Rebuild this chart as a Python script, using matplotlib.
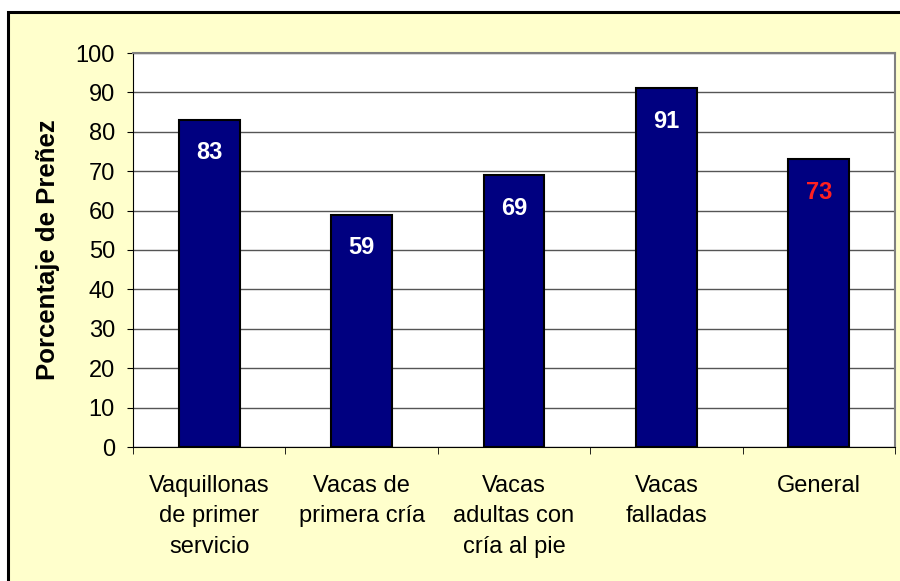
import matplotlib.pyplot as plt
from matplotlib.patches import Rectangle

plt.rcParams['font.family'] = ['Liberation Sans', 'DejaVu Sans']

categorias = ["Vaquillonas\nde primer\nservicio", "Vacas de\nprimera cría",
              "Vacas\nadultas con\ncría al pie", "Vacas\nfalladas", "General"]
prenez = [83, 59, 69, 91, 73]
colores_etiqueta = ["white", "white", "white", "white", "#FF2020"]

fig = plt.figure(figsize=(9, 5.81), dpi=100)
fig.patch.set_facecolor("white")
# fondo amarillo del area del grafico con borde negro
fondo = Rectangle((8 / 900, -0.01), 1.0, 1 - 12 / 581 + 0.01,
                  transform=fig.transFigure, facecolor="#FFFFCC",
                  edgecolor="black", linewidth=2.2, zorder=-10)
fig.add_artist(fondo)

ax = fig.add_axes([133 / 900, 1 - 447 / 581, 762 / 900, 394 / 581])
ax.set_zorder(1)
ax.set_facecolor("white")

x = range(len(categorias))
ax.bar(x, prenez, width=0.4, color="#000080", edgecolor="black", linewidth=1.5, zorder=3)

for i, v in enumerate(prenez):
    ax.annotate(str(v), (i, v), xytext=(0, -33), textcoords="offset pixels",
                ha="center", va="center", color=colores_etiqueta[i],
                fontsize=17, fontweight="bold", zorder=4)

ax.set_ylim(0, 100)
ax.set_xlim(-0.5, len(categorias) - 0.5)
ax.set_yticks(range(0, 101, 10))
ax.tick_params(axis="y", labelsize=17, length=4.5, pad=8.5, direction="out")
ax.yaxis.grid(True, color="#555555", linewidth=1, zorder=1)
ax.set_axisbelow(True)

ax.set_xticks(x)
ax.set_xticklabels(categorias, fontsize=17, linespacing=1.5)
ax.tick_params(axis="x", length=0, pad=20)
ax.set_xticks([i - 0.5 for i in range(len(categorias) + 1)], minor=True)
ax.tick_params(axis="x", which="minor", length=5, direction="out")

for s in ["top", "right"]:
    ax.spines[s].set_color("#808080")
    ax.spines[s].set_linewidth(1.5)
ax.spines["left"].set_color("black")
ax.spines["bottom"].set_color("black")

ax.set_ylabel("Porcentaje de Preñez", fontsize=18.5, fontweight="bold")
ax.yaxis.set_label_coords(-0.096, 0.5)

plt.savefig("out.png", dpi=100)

◆ Problem description
Repeat the material above in full and exactly, omitting the pictures.

◆ Response to this task
Rebuild this chart as a Python script, using matplotlib.
import matplotlib.pyplot as plt
from matplotlib.patches import Rectangle

plt.rcParams['font.family'] = ['Liberation Sans', 'DejaVu Sans']

categorias = ["Vaquillonas\nde primer\nservicio", "Vacas de\nprimera cría",
              "Vacas\nadultas con\ncría al pie", "Vacas\nfalladas", "General"]
prenez = [83, 59, 69, 91, 73]
colores_etiqueta = ["white", "white", "white", "white", "#FF2020"]

fig = plt.figure(figsize=(9, 5.81), dpi=100)
fig.patch.set_facecolor("white")
# fondo amarillo del area del grafico con borde negro
fondo = Rectangle((8 / 900, -0.01), 1.0, 1 - 12 / 581 + 0.01,
                  transform=fig.transFigure, facecolor="#FFFFCC",
                  edgecolor="black", linewidth=2.2, zorder=-10)
fig.add_artist(fondo)

ax = fig.add_axes([133 / 900, 1 - 447 / 581, 762 / 900, 394 / 581])
ax.set_zorder(1)
ax.set_facecolor("white")

x = range(len(categorias))
ax.bar(x, prenez, width=0.4, color="#000080", edgecolor="black", linewidth=1.5, zorder=3)

for i, v in enumerate(prenez):
    ax.annotate(str(v), (i, v), xytext=(0, -33), textcoords="offset pixels",
                ha="center", va="center", color=colores_etiqueta[i],
                fontsize=17, fontweight="bold", zorder=4)

ax.set_ylim(0, 100)
ax.set_xlim(-0.5, len(categorias) - 0.5)
ax.set_yticks(range(0, 101, 10))
ax.tick_params(axis="y", labelsize=17, length=4.5, pad=8.5, direction="out")
ax.yaxis.grid(True, color="#555555", linewidth=1, zorder=1)
ax.set_axisbelow(True)

ax.set_xticks(x)
ax.set_xticklabels(categorias, fontsize=17, linespacing=1.5)
ax.tick_params(axis="x", length=0, pad=20)
ax.set_xticks([i - 0.5 for i in range(len(categorias) + 1)], minor=True)
ax.tick_params(axis="x", which="minor", length=5, direction="out")

for s in ["top", "right"]:
    ax.spines[s].set_color("#808080")
    ax.spines[s].set_linewidth(1.5)
ax.spines["left"].set_color("black")
ax.spines["bottom"].set_color("black")

ax.set_ylabel("Porcentaje de Preñez", fontsize=18.5, fontweight="bold")
ax.yaxis.set_label_coords(-0.096, 0.5)

plt.savefig("out.png", dpi=100)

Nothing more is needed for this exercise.